One such provision, involving “building resiliency against climate-change-related disasters” by “providing investments for community-defined projects,” might as well have cited UPROSE by name. For years the activists of UPROSE have been protesting and urging reconsideration from New York City officials and private developers who seek to transform their native Sunset Park, Brooklyn, into “Industry City”—a slick development expansion on the borough waterfront that the group says will pre-empt equitable climate-resiliency projects and eventually displace them through gentrification. In March 2019, after local officials intervened, Industry City plans were put on hold pending more community consultation.

Another project proposed in the Green New Deal includes working collaboratively with farmers to build “a more sustainable food system that ensures universal access to healthy food.” Those doing so might take a page from Familias Unidas por la Justica, a farmworkers union in Washington state that has developed an alternative cooperative, Cooperativa Tierra y Libertad. Farmworkers participating in the co-op can escape virtual indentured servitude at corporate farming operations and instead, according to The Nation, “decide everything from how to produce and distribute their crops, to what tasks need to be completed each day” and can become worker-owners of the land itself.

Likewise, the Huntley Alliance in Tonawanda, a suburb of Buffalo, New York, provides a neat model for what the Green New Deal resolution calls “prioritizing high-quality job creation and economic, social, and environmental benefits in frontline and vulnerable communities and deindustrialized communities” that “may otherwise struggle with the transition” away from a fossil fuel economy.

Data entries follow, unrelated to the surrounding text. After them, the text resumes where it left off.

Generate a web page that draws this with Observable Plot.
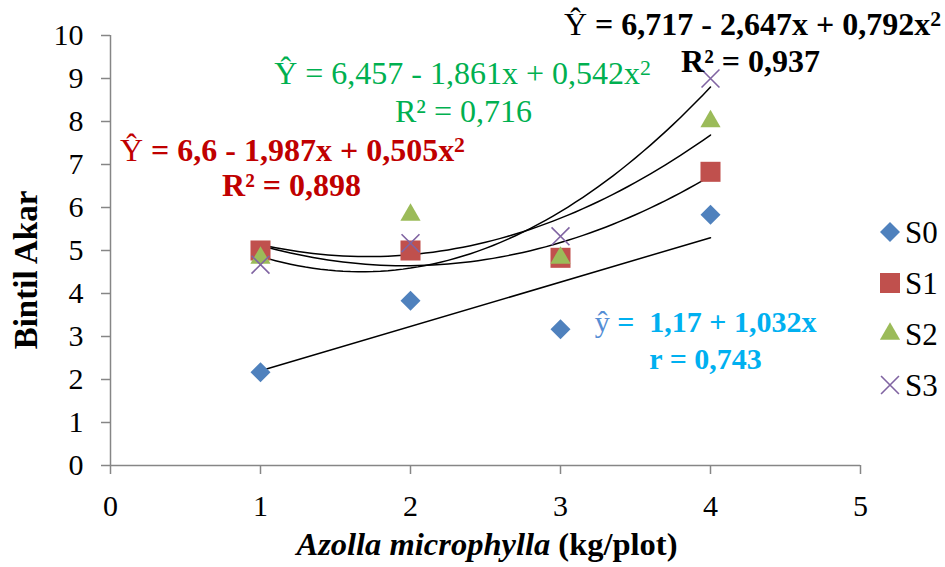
<!DOCTYPE html>
<html><head><meta charset="utf-8">
<script src="https://cdn.jsdelivr.net/npm/d3@7"></script>
<script src="https://cdn.jsdelivr.net/npm/@observablehq/plot@0.6"></script>
<style>
body{margin:0;background:#fff;}
#chart{position:relative;width:945px;height:567px;}
#chart svg text, #chart svg tspan{font-family:"Liberation Serif", serif !important;}
</style></head><body><div id="chart"></div>
<script>
// ---- data ----
const xValues = [1, 2, 3, 4];
const s0 = [2.17, 3.83, 3.17, 5.83];
const s1 = [5.0, 5.0, 4.83, 6.83];
const s2 = [4.83, 5.83, 4.83, 8.0];
const s3 = [4.67, 5.17, 5.33, 9.0];
const seriesNames = ["S0", "S1", "S2", "S3"];
const seriesColors = ["#4f81bd", "#c0504d", "#9bbb59", "#8064a2"];
const seriesSymbols = ["diamond2", "square", "triangle", "times"];
const seriesR = [9, 11.3, 7.5, 8.2];
// quadratic trendline coefficients (a + b x + c x^2) as printed
const fitS1 = [6.6, -1.987, 0.505];
const fitS2 = [6.457, -1.861, 0.542];
const fitS3 = [6.717, -2.647, 0.792];
const xTicks = [0, 1, 2, 3, 4, 5];
const yTicks = [0, 1, 2, 3, 4, 5, 6, 7, 8, 9, 10];
// annotations
const annoText = ["Ŷ = 6,717 - 2,647x + 0,792x²", "R² = 0,937",
                  "Ŷ = 6,457 - 1,861x + 0,542x²", "R² = 0,716",
                  "Ŷ = 6,6 - 1,987x + 0,505x²", "R² = 0,898",
                  "ŷ =  1,17 + 1,032x", "r = 0,743"];
const annoX = [4.28, 4.267, 2.347, 2.353, 1.213, 1.207, 3.967, 3.967];
const annoY = [10.256, 9.395, 9.116, 8.233, 7.326, 6.512, 3.326, 2.465];
const annoColor = ["#000000", "#000000", "#00b050", "#00b050", "#c00000", "#c00000", "#00b0f0", "#00b0f0"];
const annoBold = [true, true, false, false, true, true, true, true];
const annoSize = [32, 32, 32, 32, 32, 32, 30, 30];
const hatColor = ["#000000", null, "#00b050", null, "#c00000", null, "#558ed5", null];

// ---- build rows ----
const seriesVals = [s0, s1, s2, s3];
const rows = seriesVals.map((vals) => xValues.map((x, i) => ({x, y: vals[i]})));
const curve = (c) => d3.range(1, 4.0001, 0.05).map(x => ({x, y: c[0] + c[1] * x + c[2] * x * x}));
const fits = [fitS1, fitS2, fitS3];

const FONT = "Liberation Serif";
const marks = [
  Plot.ruleY([0], {stroke: "#868686", strokeWidth: 1.5}),
  Plot.ruleX([0], {stroke: "#868686", strokeWidth: 1.5}),
  Plot.axisX({ticks: xTicks, tickSize: 9, tickPadding: 20, stroke: "#868686", strokeWidth: 1.5, fill: "black", fontSize: 30, label: null, tickFormat: d => String(d)}),
  Plot.axisY({ticks: yTicks, tickSize: 9, tickPadding: 18, stroke: "#868686", strokeWidth: 1.5, fill: "black", fontSize: 30, label: null, tickFormat: d => String(d)}),
  Plot.linearRegressionY(rows[0], {x: "x", y: "y", stroke: "black", strokeWidth: 1.5, ci: 0}),
  ...fits.map(c => Plot.line(curve(c), {x: "x", y: "y", stroke: "black", strokeWidth: 1.5})),
  ...seriesVals.map((v, k) => Plot.dot(rows[k], {
    x: "x", y: "y", symbol: seriesSymbols[k], r: seriesR[k],
    fill: seriesSymbols[k] === "times" ? "none" : seriesColors[k],
    stroke: seriesSymbols[k] === "times" ? seriesColors[k] : "none",
    strokeWidth: 1.6
  })),
  ...annoText.map((t, i) => Plot.text([t], {
    x: () => annoX[i], y: () => annoY[i], text: d => d,
    fill: annoColor[i], fontWeight: annoBold[i] ? "bold" : "normal",
    fontSize: annoSize[i], fontFamily: FONT, textAnchor: "middle", lineAnchor: "middle"
  }))
];

const fig = Plot.plot({
  width: 945, height: 567,
  marginLeft: 110, marginRight: 85, marginTop: 35, marginBottom: 102,
  x: {domain: [0, 5]},
  y: {domain: [0, 10]},
  style: {fontFamily: FONT, fontSize: "30px", color: "black", background: "white", overflow: "visible"},
  marks
});
fig.setAttribute("font-family", FONT);
document.getElementById("chart").appendChild(fig);

const svg = d3.select(fig);
// rich text post-processing for annotations
svg.selectAll("text").each(function() {
  const el = this;
  const idx = annoText.indexOf(el.textContent);
  if (idx < 0) return;
  const t = annoText[idx];
  const sel = d3.select(el).style("white-space", "pre");
  el.textContent = "";
  let body = t;
  if (t.startsWith("Ŷ") || t.startsWith("ŷ")) {
    sel.append("tspan").attr("font-weight", "normal").attr("fill", hatColor[idx]).text(t[0]);
    body = t.slice(1);
  }
  if (body.endsWith("x²")) {
    sel.append("tspan").text(body.slice(0, -1));
    sel.append("tspan").attr("font-size", "0.68em").attr("dy", "-0.42em").text("2");
  } else {
    sel.append("tspan").text(body);
  }
});

// axis titles
svg.append("text")
  .attr("transform", "translate(37,270) rotate(-90)")
  .attr("text-anchor", "middle").attr("font-weight", "bold").attr("font-size", 33)
  .attr("fill", "black").attr("font-family", FONT)
  .text("Bintil Akar");
const xt = svg.append("text")
  .attr("x", 487).attr("y", 555)
  .attr("text-anchor", "middle").attr("font-weight", "bold").attr("font-size", 32.5)
  .attr("fill", "black").attr("font-family", FONT);
xt.append("tspan").attr("font-style", "italic").text("Azolla microphylla");
xt.append("tspan").text(" (kg/plot)");

// legend
const symMap = {diamond2: d3.symbolDiamond2, square: d3.symbolSquare, triangle: d3.symbolTriangle, times: d3.symbolTimes};
const lg = svg.append("g");
seriesNames.forEach((name, k) => {
  const cy = 232 + 51 * k;
  const isT = seriesSymbols[k] === "times";
  lg.append("path")
    .attr("transform", `translate(890,${cy})`)
    .attr("d", d3.symbol(symMap[seriesSymbols[k]], Math.PI * seriesR[k] * seriesR[k])())
    .attr("fill", isT ? "none" : seriesColors[k])
    .attr("stroke", isT ? seriesColors[k] : "none")
    .attr("stroke-width", 1.6);
  lg.append("text").attr("x", 905).attr("y", cy + 10.5)
    .attr("text-anchor", "start")
    .attr("font-size", 31).attr("fill", "black").attr("font-family", FONT)
    .text(name);
});
</script></body></html>
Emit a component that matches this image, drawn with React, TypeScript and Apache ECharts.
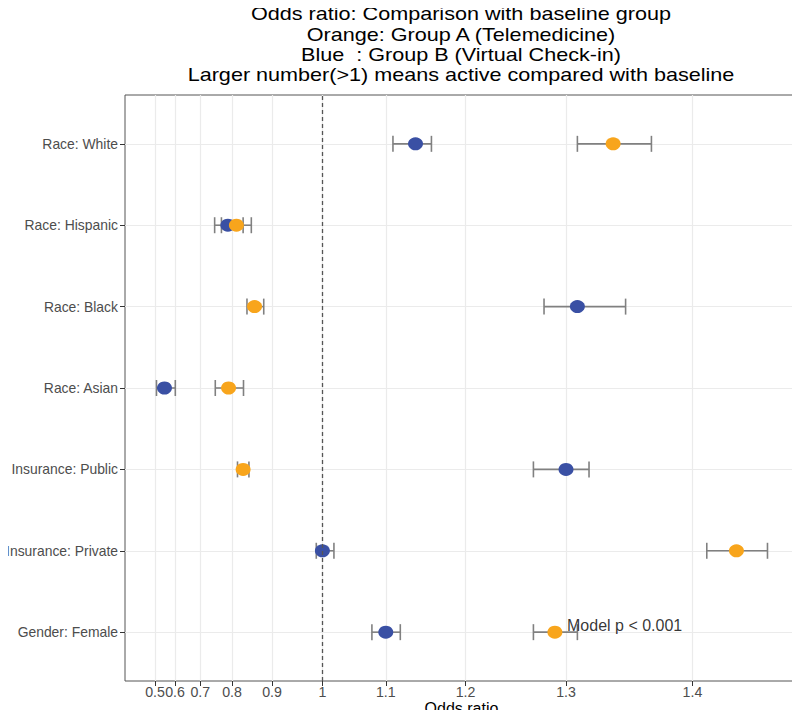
import React, { useEffect, useRef } from "react";
import * as echarts from "echarts";

// ---- Data (top row first) ----
const categories = [
  "Race: White",
  "Race: Hispanic",
  "Race: Black",
  "Race: Asian",
  "Insurance: Public",
  "Insurance: Private",
  "Gender: Female",
];
// Orange: Group A (Telemedicine)
const groupAEst = [1.34, 0.812, 0.859, 0.79, 0.83, 1.43, 1.29];
const groupALo = [1.31, 0.769, 0.84, 0.75, 0.815, 1.41, 1.27];
const groupAHi = [1.37, 0.851, 0.881, 0.831, 0.845, 1.45, 1.31];
// Blue: Group B (Virtual Check-in)
const groupBEst = [1.14, 0.788, 1.31, 0.55, 1.3, 1.0, 1.1];
const groupBLo = [1.11, 0.748, 1.28, 0.508, 1.27, 0.989, 1.08];
const groupBHi = [1.16, 0.83, 1.35, 0.601, 1.32, 1.02, 1.12];

const xTicks = [0.5, 0.6, 0.7, 0.8, 0.9, 1, 1.1, 1.2, 1.3, 1.4];
const xMinRaw = 0.2867;
const xMaxRaw = 1.4688;
const refLine = 1;

const titleLines = [
  "Odds ratio: Comparison with baseline group",
  "Orange: Group A (Telemedicine)",
  "Blue  : Group B (Virtual Check-in)",
  "Larger number(>1) means active compared with baseline",
];
const annotationText = "Model p < 0.001";
const annotationX = 1.3;
const annotationRow = "Gender: Female";

// ---- helpers ----
const tf = (x: number) => Math.pow(10, x); // exp10 axis transform
const n = categories.length;
const rowY = (i: number) => n - 1 - i;
const FONT = "'Liberation Sans', Arial, sans-serif";

export default function App() {
  const ref = useRef<HTMLDivElement>(null);
  useEffect(() => {
    if (!ref.current) return;
    const chart = echarts.init(ref.current, undefined, { renderer: "svg" });

    const barData = (lo: number[], hi: number[]) =>
      lo.map((l, i) => [tf(l), tf(hi[i]), rowY(i)]);
    const pointData = (est: number[]) => est.map((e, i) => [tf(e), rowY(i)]);

    const errColor = "#808080";
    const renderErr = (params: any, api: any) => {
      const y = api.value(2);
      const p1 = api.coord([api.value(0), y]);
      const p2 = api.coord([api.value(1), y]);
      const h = 8;
      const style = { stroke: errColor, lineWidth: 1.6 };
      return {
        type: "group",
        children: [
          { type: "line", shape: { x1: p1[0], y1: p1[1], x2: p2[0], y2: p2[1] }, style },
          { type: "line", shape: { x1: p1[0], y1: p1[1] - h, x2: p1[0], y2: p1[1] + h }, style },
          { type: "line", shape: { x1: p2[0], y1: p2[1] - h, x2: p2[0], y2: p2[1] + h }, style },
        ],
      };
    };

    const option: any = {
      animation: false,
      backgroundColor: "#ffffff",
      grid: {
        left: 125,
        right: 2,
        top: 95,
        bottom: 37,
        show: true,
        borderColor: "#555555",
        borderWidth: 1,
        backgroundColor: "transparent",
        outerBoundsMode: "none",
        containLabel: false,
      },
      graphic: [
        {
          type: "text",
          x: 461,
          y: 4,
          scaleX: 1.2,
          style: {
            text: titleLines.join("\n"),
            fontSize: 18,
            lineHeight: 20.3,
            fontFamily: FONT,
            fill: "#000000",
            textAlign: "center",
            textVerticalAlign: "top",
          },
        },
      ],
      xAxis: {
        type: "value",
        min: tf(xMinRaw),
        max: tf(xMaxRaw),
        name: "Odds ratio",
        nameLocation: "middle",
        nameGap: 21,
        nameMoveOverlap: false,
        nameTextStyle: { fontSize: 16, lineHeight: 13, color: "#000", fontFamily: FONT },
        axisLine: { show: false, onZero: false },
        axisTick: { show: true, length: 5, lineStyle: { color: "#333" }, customValues: xTicks.map(tf) },
        axisLabel: {
          customValues: xTicks.map(tf),
          margin: 4,
          fontSize: 14.2,
          lineHeight: 13,
          color: "#4d4d4d",
          fontFamily: FONT,
          formatter: (v: number) => String(Math.round(Math.log10(v) * 10) / 10),
        },
        splitLine: { show: true, lineStyle: { color: "#ebebeb", width: 1.2 } },
      },
      yAxis: {
        type: "value",
        min: -0.6,
        max: n - 1 + 0.6,
        axisLine: { show: false, onZero: false },
        axisTick: { show: true, length: 5, lineStyle: { color: "#333" }, customValues: categories.map((_, i) => i) },
        axisLabel: {
          customValues: categories.map((_, i) => i),
          margin: 7,
          fontSize: 13.9,
          color: "#4d4d4d",
          fontFamily: FONT,
          formatter: (v: number) => categories[n - 1 - Math.round(v)],
        },
        splitLine: { show: true, lineStyle: { color: "#ebebeb", width: 1.2 } },
      },
      series: [
        {
          type: "custom",
          name: "errA",
          renderItem: renderErr,
          encode: { x: [0, 1], y: 2 },
          data: barData(groupALo, groupAHi),
          z: 2,
          markLine: {
            silent: true,
            symbol: ["none", "none"],
            label: { show: false },
            lineStyle: { type: [4, 3], color: "#555555", width: 1.3 },
            data: [{ xAxis: tf(refLine) }],
          },
        },
        {
          type: "custom",
          name: "errB",
          renderItem: renderErr,
          encode: { x: [0, 1], y: 2 },
          data: barData(groupBLo, groupBHi),
          z: 2,
        },
        {
          type: "scatter",
          name: "Group B",
          data: pointData(groupBEst),
          symbol: "circle",
          symbolSize: [15, 13],
          itemStyle: { color: "#3a50a4", opacity: 1 },
          z: 3,
        },
        {
          type: "scatter",
          name: "Group A",
          data: pointData(groupAEst),
          symbol: "circle",
          symbolSize: [15, 13],
          itemStyle: { color: "#f8a51c", opacity: 1 },
          z: 4,
        },
        {
          type: "scatter",
          name: "annotation",
          data: [[tf(annotationX), rowY(categories.indexOf(annotationRow))]],
          symbolSize: 0,
          silent: true,
          z: 5,
          label: {
            show: true,
            position: "right",
            distance: 1,
            offset: [0, -7],
            formatter: annotationText,
            fontSize: 16,
            color: "#000",
            fontFamily: FONT,
          },
        },
      ],
    };
    chart.setOption(option);
    return () => chart.dispose();
  }, []);
  return <div ref={ref} style={{ width: 800, height: 718, margin: -8 }} />;
}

After a coal-fired power plant in town shut down, the alliance successfully pushed the state of New York to provide “gap funds” to keep the city up and running until it could transition to its new economy.

“If a state as geographically, politically, and economically complicated as New York is capable of this,” an expert in sustainable planning told Grist, “then other states can look for parallels.”

The IPCC report has many believing there are just 12 years left until utter catastrophe. But the truth is, there’s no precise moment that will mark the end of the whole world. The safety and stability of your world, as you know it, depends largely on where you live and the capacity your community has to respond to its immediate conditions. And it’s this deep, place-based knowledge baked into community organizations that will lead the necessary reorganization of society.

“Climate policy might befuddle Democratic leadership,” Julian Brave Noisecat of 350 Action put it in a Times opinion column, “but the grassroots knows what’s up.”